Generally the street is fronted by retail and commercial properties though the immediate hinterland to both sides is residential. Walworth Road is mainly used by local residents from the nearby social housing. The lower levels of car ownership in the area mean it’s all the more important to enhance the walkability of the local high street. It’s historic alignment and buildings create a well-defined street scale, but its relative narrowness was a problem for the modern-day demands of vehicles and pedestrians.
Before the improvement scheme Walworth Road was dominated by through vehicles. This came at the expense of pedestrian movement and undermined the sense of place:
- the carriageway contained a dedicated bus lane and a general traffic lane in each direction
- vehicles and pedestrians were segregated by long sections of guard rails
- there were infrequent crossing facilities
- it was badly cluttered in places by typical permanent traffic management equipment and street furniture, and by temporary ‘A-boards’ placed there by local businesses.
One of the most critical issues was the reallocation of space – carriageway to footway – to enable the street to function far better as a local high street and neighbourhood centre. This was a very challenging task given the fixed frontage to frontage widths and narrowness on the road in certain sections.
A comprehensive transport assessment was done to find out the feasibility of removing bus lanes and redistributing some of this space to the footways. Ten different bus routes – with some 150 buses per hour at peak times – use the road.
Bus ‘gates’ were installed at both entrances to the scheme area. These allow buses to have priority over general traffic. Nearly two years after the scheme opened, anecdotal evidence suggests that it has had little impact (either way) on bus journey times.

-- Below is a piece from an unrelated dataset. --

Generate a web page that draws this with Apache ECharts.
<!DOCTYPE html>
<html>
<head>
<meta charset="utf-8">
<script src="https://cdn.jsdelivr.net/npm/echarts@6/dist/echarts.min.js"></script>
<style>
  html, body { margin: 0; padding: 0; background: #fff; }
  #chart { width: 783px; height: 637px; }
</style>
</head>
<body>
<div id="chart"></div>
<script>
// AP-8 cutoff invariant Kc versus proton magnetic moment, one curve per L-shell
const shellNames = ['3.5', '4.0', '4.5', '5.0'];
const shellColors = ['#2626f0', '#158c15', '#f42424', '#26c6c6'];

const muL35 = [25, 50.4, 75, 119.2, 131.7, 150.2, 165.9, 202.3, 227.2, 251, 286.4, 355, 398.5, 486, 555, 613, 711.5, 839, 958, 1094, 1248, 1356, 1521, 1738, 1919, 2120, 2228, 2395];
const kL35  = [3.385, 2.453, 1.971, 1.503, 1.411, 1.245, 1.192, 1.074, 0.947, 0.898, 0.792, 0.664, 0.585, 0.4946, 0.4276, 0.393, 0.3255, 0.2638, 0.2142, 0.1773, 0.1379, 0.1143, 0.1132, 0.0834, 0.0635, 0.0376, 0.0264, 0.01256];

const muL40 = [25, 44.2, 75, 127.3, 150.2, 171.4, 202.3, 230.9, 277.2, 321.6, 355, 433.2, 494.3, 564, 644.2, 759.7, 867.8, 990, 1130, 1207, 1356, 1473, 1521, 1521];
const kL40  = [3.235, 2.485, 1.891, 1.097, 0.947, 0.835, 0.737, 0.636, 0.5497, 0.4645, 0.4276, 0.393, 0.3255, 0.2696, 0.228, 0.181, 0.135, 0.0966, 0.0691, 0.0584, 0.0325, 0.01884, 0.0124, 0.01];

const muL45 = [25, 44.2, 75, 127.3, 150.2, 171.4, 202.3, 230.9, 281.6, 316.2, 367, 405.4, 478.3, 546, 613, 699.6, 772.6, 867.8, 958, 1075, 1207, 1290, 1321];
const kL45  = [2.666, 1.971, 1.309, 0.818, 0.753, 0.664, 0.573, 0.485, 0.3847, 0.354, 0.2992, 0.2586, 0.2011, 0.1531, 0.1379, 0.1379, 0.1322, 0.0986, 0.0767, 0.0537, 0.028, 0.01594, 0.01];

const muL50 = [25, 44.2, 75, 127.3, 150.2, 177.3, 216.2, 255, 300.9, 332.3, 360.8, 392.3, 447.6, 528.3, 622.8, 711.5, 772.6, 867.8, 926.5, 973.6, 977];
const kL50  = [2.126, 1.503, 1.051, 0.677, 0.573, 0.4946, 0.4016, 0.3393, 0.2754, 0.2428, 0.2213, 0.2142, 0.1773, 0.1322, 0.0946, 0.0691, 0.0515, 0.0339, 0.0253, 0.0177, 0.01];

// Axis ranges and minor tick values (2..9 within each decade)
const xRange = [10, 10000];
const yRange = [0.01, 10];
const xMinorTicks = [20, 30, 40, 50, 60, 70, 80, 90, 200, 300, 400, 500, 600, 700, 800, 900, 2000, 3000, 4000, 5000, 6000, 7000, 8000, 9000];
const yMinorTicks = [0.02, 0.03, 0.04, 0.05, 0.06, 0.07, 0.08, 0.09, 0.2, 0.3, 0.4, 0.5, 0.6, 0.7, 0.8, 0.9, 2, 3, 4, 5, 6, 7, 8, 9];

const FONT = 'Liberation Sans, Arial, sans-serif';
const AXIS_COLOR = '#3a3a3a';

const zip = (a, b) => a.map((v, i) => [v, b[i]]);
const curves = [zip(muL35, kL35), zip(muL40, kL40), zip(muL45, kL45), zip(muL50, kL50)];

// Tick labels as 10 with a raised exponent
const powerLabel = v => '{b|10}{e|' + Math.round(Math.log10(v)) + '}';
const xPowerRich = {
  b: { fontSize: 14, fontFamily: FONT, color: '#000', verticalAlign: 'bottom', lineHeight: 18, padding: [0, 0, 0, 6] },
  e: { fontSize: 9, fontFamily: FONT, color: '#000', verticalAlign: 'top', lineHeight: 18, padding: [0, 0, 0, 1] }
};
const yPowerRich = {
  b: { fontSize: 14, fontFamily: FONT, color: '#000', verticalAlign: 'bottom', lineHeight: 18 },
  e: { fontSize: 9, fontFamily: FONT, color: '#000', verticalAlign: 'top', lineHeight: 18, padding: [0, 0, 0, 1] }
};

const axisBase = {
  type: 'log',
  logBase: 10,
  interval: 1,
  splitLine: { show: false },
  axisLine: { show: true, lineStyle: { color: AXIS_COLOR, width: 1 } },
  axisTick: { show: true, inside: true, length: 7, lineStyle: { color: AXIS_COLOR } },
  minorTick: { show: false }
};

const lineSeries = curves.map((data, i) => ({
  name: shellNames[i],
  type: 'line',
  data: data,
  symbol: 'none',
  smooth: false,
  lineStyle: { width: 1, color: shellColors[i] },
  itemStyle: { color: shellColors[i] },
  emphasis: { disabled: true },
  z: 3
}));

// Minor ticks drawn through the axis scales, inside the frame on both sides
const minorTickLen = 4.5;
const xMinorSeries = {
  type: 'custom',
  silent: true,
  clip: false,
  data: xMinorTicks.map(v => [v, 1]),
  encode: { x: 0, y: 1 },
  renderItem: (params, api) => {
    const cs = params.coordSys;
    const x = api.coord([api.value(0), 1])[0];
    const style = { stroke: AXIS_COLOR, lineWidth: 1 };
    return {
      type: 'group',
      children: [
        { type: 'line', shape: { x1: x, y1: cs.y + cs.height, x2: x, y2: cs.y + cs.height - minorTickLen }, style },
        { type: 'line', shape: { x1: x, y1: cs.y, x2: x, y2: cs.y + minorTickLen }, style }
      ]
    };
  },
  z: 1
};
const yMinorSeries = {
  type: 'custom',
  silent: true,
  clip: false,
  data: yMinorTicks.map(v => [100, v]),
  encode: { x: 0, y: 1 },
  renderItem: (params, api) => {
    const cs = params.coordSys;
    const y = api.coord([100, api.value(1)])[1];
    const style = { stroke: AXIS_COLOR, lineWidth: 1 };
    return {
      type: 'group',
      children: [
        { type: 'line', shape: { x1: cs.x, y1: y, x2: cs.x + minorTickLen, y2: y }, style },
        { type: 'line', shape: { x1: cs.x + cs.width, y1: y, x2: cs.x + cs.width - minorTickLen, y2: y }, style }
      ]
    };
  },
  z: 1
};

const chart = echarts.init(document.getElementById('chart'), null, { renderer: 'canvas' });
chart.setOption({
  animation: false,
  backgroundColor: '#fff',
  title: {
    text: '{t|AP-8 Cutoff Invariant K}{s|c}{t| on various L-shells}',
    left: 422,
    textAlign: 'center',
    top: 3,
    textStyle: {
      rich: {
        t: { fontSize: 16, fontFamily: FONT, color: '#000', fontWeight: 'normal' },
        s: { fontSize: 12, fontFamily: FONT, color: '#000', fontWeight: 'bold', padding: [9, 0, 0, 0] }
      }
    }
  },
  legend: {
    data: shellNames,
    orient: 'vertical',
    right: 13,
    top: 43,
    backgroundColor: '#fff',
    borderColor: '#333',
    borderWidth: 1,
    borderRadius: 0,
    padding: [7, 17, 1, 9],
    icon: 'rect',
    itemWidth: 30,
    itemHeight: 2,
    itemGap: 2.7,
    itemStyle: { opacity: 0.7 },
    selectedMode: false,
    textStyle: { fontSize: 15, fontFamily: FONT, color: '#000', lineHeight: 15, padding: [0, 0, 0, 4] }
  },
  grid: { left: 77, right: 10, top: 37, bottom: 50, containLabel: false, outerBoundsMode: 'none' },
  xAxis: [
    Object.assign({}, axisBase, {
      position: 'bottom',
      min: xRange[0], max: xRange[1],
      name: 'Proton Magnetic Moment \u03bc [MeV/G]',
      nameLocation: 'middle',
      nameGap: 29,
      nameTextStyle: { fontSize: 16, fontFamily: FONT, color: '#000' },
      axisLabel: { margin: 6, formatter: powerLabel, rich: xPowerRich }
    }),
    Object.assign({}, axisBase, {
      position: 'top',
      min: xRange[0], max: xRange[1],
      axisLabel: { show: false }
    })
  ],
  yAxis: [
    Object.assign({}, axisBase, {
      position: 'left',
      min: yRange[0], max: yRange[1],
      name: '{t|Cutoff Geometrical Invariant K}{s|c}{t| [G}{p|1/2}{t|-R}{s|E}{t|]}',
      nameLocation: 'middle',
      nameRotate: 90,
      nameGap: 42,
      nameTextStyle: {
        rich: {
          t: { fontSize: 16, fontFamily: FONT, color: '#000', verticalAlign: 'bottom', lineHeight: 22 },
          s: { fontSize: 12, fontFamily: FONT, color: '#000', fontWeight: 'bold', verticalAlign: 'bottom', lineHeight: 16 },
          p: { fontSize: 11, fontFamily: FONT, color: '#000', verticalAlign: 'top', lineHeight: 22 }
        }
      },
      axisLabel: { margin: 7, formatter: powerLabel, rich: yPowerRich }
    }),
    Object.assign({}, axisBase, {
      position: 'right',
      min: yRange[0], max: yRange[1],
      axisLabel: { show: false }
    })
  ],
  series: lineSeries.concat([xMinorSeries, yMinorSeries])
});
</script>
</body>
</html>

Bus drivers often do not use the gates even at peak times.
Other critical elements of the scheme included:
- improved and new formal and informal crossing points along the street, including a wide median strip in the southern section of the scheme
- extensive tree planting
- improved management of parking and loading
- improved pedestrian and vehicular lighting, through multi-function poles
- major de-cluttering - approximately 600 unnecessary signs and poles, and around 425m of pedestrian guard rails were removed.